Israel was in great danger of losing the blessing that comes from human life as ordered by God because it had grown lax in the sacred and all-important matter of maintaining God’s standards for fidelity in marriage. Malachi condemned them for this in the sternest language possible and summoned them to be true to their marriages as God requires. Our society, including our Christian society is near to making the same catastrophic error. Malachi speaks to our day as surely as he spoke to his own and his warnings need to be taken to heart by us as surely as they needed to be taken to heart by his own contemporaries.
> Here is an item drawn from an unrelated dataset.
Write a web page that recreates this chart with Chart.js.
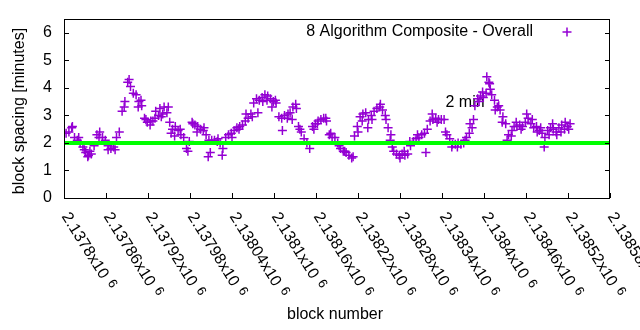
<!DOCTYPE html>
<html>
<head>
<meta charset="utf-8">
<title>block spacing</title>
<script src="https://cdn.jsdelivr.net/npm/chart.js@4"></script>
<style>
html, body { margin: 0; padding: 0; background: #fff; }
#wrap { width: 640px; height: 330px; position: relative; }
</style>
</head>
<body>
<div id="wrap"><canvas id="chart"></canvas></div>
<script>
// block numbers and spacing (minutes)
const mainBlocks = [
    2137803, 2137807, 2137811, 2137815, 2137819, 2137823, 2137827, 2137831, 2137835, 2137839,
    2137843, 2137847, 2137851, 2137855, 2137859, 2137863, 2137867, 2137871, 2137875, 2137879,
    2137883, 2137887, 2137891, 2137895, 2137899, 2137903, 2137907, 2137911, 2137915, 2137919,
    2137923, 2137927, 2137931, 2137935, 2137939, 2137943, 2137947, 2137951, 2137955, 2137959,
    2137963, 2137967, 2137971, 2137975, 2137979, 2137983, 2137987, 2137991, 2137995, 2137999,
    2138003, 2138007, 2138011, 2138015, 2138019, 2138023, 2138027, 2138031, 2138035, 2138039,
    2138043, 2138047, 2138051, 2138055, 2138059, 2138063, 2138067, 2138071, 2138075, 2138079,
    2138083, 2138087, 2138091, 2138095, 2138099, 2138103, 2138107, 2138111, 2138115, 2138119,
    2138123, 2138127, 2138131, 2138135, 2138139, 2138143, 2138147, 2138151, 2138155, 2138159,
    2138163, 2138167, 2138171, 2138175, 2138179, 2138183, 2138187, 2138191, 2138195, 2138199,
    2138203, 2138207, 2138211, 2138215, 2138219, 2138223, 2138227, 2138231, 2138235, 2138239,
    2138243, 2138247, 2138251, 2138255, 2138259, 2138263, 2138267, 2138271, 2138275, 2138279,
    2138283, 2138287, 2138291, 2138295, 2138299, 2138303, 2138307, 2138311, 2138315, 2138319,
    2138323, 2138327, 2138331, 2138335, 2138339, 2138343, 2138347, 2138351, 2138355, 2138359,
    2138363, 2138367, 2138371, 2138375, 2138379, 2138383, 2138387, 2138391, 2138395, 2138399,
    2138403, 2138407, 2138411, 2138415, 2138419, 2138423, 2138427, 2138431, 2138435, 2138439,
    2138443, 2138447, 2138451, 2138455, 2138459, 2138463, 2138467, 2138471, 2138475, 2138479,
    2138483, 2138487, 2138491, 2138495, 2138499, 2138503, 2138507, 2138511, 2138515, 2138519,
    2138523
];
const mainSpacing = [
    2.35, 2.4, 2.55, 2.2, 2.1, 2.0, 1.85, 1.65, 1.55, 1.6,
    1.9, 2.3, 2.4, 2.2, 2.1, 1.9, 1.8, 1.85, 2.2, 2.4,
    3.15, 3.5, 4.2, 4.05, 3.8, 3.75, 3.5, 3.35, 2.9, 2.75,
    2.65, 2.8, 3.15, 3.0, 2.95, 3.3, 3.1, 2.75, 2.5, 2.6,
    2.45, 2.3, 2.2, 1.8, 2.05, 2.75, 2.65, 2.6, 2.5, 2.45,
    2.3, 2.1, 2.1, 2.1, 2.05, 2.0, 1.8, 2.2, 2.3, 2.35,
    2.45, 2.55, 2.6, 2.65, 2.8, 2.9, 3.05, 3.45, 3.6, 3.55,
    3.65, 3.75, 3.7, 3.6, 3.5, 3.45, 2.95, 2.9, 3.0, 2.9,
    3.1, 3.3, 3.4, 2.6, 2.4, 2.15, 2.0, 1.8, 2.6, 2.7,
    2.8, 2.85, 2.9, 2.8, 2.3, 2.2, 2.2, 2.0, 1.8, 1.7,
    1.65, 1.55, 1.45, 2.25, 2.6, 2.95, 3.05, 3.1, 2.85, 3.0,
    3.15, 3.25, 3.3, 3.2, 3.0, 2.55, 2.3, 1.7, 1.6, 1.55,
    1.6, 1.55, 1.6, 1.9, 2.05, 2.15, 2.2, 2.3, 2.35, 2.5,
    2.8, 2.85, 2.9, 2.85, 2.85, 2.85, 2.3, 2.15, 1.95, 1.95,
    2.0, 1.95, 2.0, 2.2, 2.35, 2.55, 3.35, 3.6, 3.7, 3.65,
    3.8, 4.2, 3.75, 3.55, 3.3, 3.2, 2.95, 2.7, 2.3, 2.25,
    2.6, 2.6, 2.65, 2.6, 2.75, 2.9, 2.7, 2.55, 2.6, 2.45,
    2.35, 2.2, 2.45, 2.55, 2.5, 2.4, 2.55, 2.65, 2.5, 2.6,
    2.7
];
// the scatter around the main trace
const extraBlocks = [
    2137812, 2137821, 2137829, 2137834, 2137837, 2137850, 2137863, 2137873, 2137886, 2137893,
    2137906, 2137910, 2137917, 2137924, 2137930, 2137937, 2137941, 2137949, 2137953, 2137958,
    2137966, 2137977, 2137984, 2137990, 2138000, 2138006, 2138009, 2138020, 2138026, 2138040,
    2138050, 2138060, 2138069, 2138077, 2138084, 2138090, 2138097, 2138102, 2138112, 2138120,
    2138126, 2138132, 2138137, 2138157, 2138162, 2138174, 2138181, 2138193, 2138201, 2138213,
    2138220, 2138226, 2138234, 2138240, 2138252, 2138260, 2138266, 2138269, 2138280, 2138286,
    2138294, 2138305, 2138317, 2138326, 2138333, 2138345, 2138354, 2138362, 2138373, 2138380,
    2138385, 2138393, 2138398, 2138404, 2138408, 2138409, 2138416, 2138421, 2138426, 2138433,
    2138440, 2138446, 2138453, 2138461, 2138469, 2138476, 2138481, 2138486, 2138493, 2138498,
    2138504, 2138510, 2138516, 2138521
];
const extraSpacing = [
    2.6, 2.2, 1.75, 1.5, 1.7, 2.2, 1.75, 1.75, 3.3, 4.3,
    3.3, 3.55, 2.85, 2.8, 2.9, 3.25, 3.05, 3.3, 2.35, 2.25,
    2.5, 1.7, 2.7, 2.4, 2.55, 1.5, 1.65, 2.15, 1.55, 2.2,
    2.5, 3.05, 2.95, 3.1, 3.5, 3.55, 3.3, 3.55, 2.45, 3.05,
    2.85, 3.25, 2.5, 2.5, 2.7, 2.9, 2.35, 1.9, 1.7, 1.5,
    2.4, 2.8, 2.55, 2.85, 3.4, 2.85, 2.1, 1.85, 1.45, 1.7,
    2.05, 2.3, 1.65, 3.05, 2.75, 2.4, 1.85, 1.85, 2.1, 2.7,
    2.85, 3.5, 3.85, 4.4, 4.15, 3.95, 3.2, 3.35, 2.75, 2.1,
    2.45, 2.75, 2.5, 3.05, 2.85, 2.4, 2.55, 1.85, 2.3, 2.7,
    2.3, 2.4, 2.75, 2.5
];
// target line
const targetBlocks = [2137800, 2138580];
const targetSpacing = [2, 2];

const xTicks = [2137800, 2137860, 2137920, 2137980, 2138040, 2138100, 2138160,
    2138220, 2138280, 2138340, 2138400, 2138460, 2138520, 2138580];
const xTickLabels = ['2.1378', '2.13786', '2.13792', '2.13798', '2.13804', '2.1381', '2.13816',
    '2.13822', '2.13828', '2.13834', '2.1384', '2.13846', '2.13852', '2.13858'];
const yTicks = [0, 1, 2, 3, 4, 5, 6];

const seriesName = '8 Algorithm Composite - Overall';
const targetLabel = '2 min';
const targetLabelAt = { x: 2138345, y: 3.45 };

const FONT = '16px "Liberation Sans", Arial, sans-serif';
const PURPLE = '#9400d3';

function drawCross(ctx, x, y, r) {
    ctx.beginPath();
    ctx.moveTo(x - r, y); ctx.lineTo(x + r, y);
    ctx.moveTo(x, y - r); ctx.lineTo(x, y + r);
    ctx.stroke();
}

// gnuplot style frame, ticks, labels and key
const gnuplotFrame = {
    id: 'gnuplotFrame',
    beforeDatasetsDraw(chart) {
        const { ctx, scales: { x, y } } = chart;
        ctx.save();
        ctx.font = FONT;
        ctx.fillStyle = '#000';
        ctx.textAlign = 'left';
        ctx.textBaseline = 'middle';
        ctx.fillText(targetLabel, x.getPixelForValue(targetLabelAt.x), y.getPixelForValue(targetLabelAt.y));
        ctx.restore();
    },
    afterDraw(chart) {
        const { ctx, chartArea: a, scales: { x, y } } = chart;
        ctx.save();
        ctx.strokeStyle = '#000';
        ctx.lineWidth = 1;
        ctx.strokeRect(a.left + 0.5, a.top + 0.5, a.right - a.left - 1, a.bottom - a.top);

        ctx.beginPath();
        yTicks.forEach(v => {
            const py = Math.round(y.getPixelForValue(v)) + 0.5;
            ctx.moveTo(a.left, py); ctx.lineTo(a.left + 5, py);
            ctx.moveTo(a.right, py); ctx.lineTo(a.right - 5, py);
        });
        xTicks.forEach(v => {
            const px = Math.round(x.getPixelForValue(v)) + 0.5;
            ctx.moveTo(px, a.bottom); ctx.lineTo(px, a.bottom - 5);
        });
        ctx.stroke();

        ctx.fillStyle = '#000';
        ctx.font = FONT;
        ctx.textAlign = 'right';
        ctx.textBaseline = 'middle';
        yTicks.forEach(v => {
            ctx.fillText(String(v), a.left - 12, y.getPixelForValue(v));
        });

        // rotated x tick labels with exponent
        xTicks.forEach((v, i) => {
            const px = x.getPixelForValue(v);
            ctx.save();
            ctx.translate(px + 1, a.bottom + 16);
            ctx.rotate(Math.PI * 58 / 180);
            ctx.textAlign = 'left';
            ctx.font = FONT;
            const base = xTickLabels[i] + 'x10';
            ctx.fillText(base, 0, 0);
            const w = ctx.measureText(base).width;
            ctx.font = '13px "Liberation Sans", Arial, sans-serif';
            ctx.fillText('6', w + 6, -3);
            ctx.restore();
        });

        // axis titles
        ctx.font = FONT;
        ctx.textAlign = 'center';
        ctx.fillText('block number', 335, 315);
        ctx.save();
        ctx.translate(20, 111);
        ctx.rotate(-Math.PI / 2);
        ctx.fillText('block spacing [minutes]', 0, 0);
        ctx.restore();

        // key
        ctx.textAlign = 'right';
        ctx.fillText(seriesName, 533, 32);
        ctx.strokeStyle = PURPLE;
        ctx.lineWidth = 1.5;
        drawCross(ctx, 567, 32, 4.5);
        ctx.restore();
    }
};

const points = mainBlocks.map((b, i) => ({ x: b, y: mainSpacing[i] }))
    .concat(extraBlocks.map((b, i) => ({ x: b, y: extraSpacing[i] })));
const target = targetBlocks.map((b, i) => ({ x: b, y: targetSpacing[i] }));

new Chart(document.getElementById('chart'), {
    type: 'scatter',
    data: {
        datasets: [
            {
                label: targetLabel,
                type: 'line',
                data: target,
                borderColor: '#00ff00',
                borderWidth: 4,
                pointRadius: 0,
                fill: false
            },
            {
                label: seriesName,
                data: points,
                pointStyle: 'cross',
                pointRadius: 4.5,
                pointBorderWidth: 1.5,
                borderColor: PURPLE,
                backgroundColor: PURPLE
            }
        ]
    },
    options: {
        responsive: true,
        maintainAspectRatio: false,
        animation: false,
        devicePixelRatio: 1,
        layout: { padding: { top: 19, right: 30, left: 0, bottom: 0 } },
        plugins: {
            legend: { display: false },
            tooltip: { enabled: false }
        },
        scales: {
            x: {
                type: 'linear',
                min: 2137800,
                max: 2138580,
                grid: { display: false },
                border: { display: false },
                ticks: { display: false },
                afterFit: scale => { scale.height = 132; }
            },
            y: {
                min: 0,
                max: 6.5,
                grid: { display: false },
                border: { display: false },
                ticks: { display: false },
                afterFit: scale => { scale.width = 64; }
            }
        }
    },
    plugins: [gnuplotFrame]
});
</script>
</body>
</html>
Society and Christian society will inevitably unravel if the divine law for marriage is disobeyed! And that unraveling will darken and ruin the lives of untold multitudes.
But, says the husband or wife, “what if I don’t love my spouse?” One answer is Malachi’s stern answer: It doesn’t make any difference. You have a command to keep. God has made marriage of immense importance and you are not free to tamper with it. Where were you when God created man, male and female, and led them together into a marriage that became the pattern for all marriage in this world? Who are you to question God’s wisdom and goodness?
But there is surely another answer. I leave you with this from C.S. Lewis:
“Love as distinct from ‘being in love’ is not merely a feeling. It is a deep unity,
maintained by the will and deliberately strengthened by habit; reinforced by (in
Christian marriages) the grace which both partners ask, and receive from God.
they can have this love for each other even at those moments when they do not
like each other; as you love yourself even when you do not like yourself.”
[Mere Christianity, 99]
Don’t say it cannot be done. Vast multitudes of Christians have done it.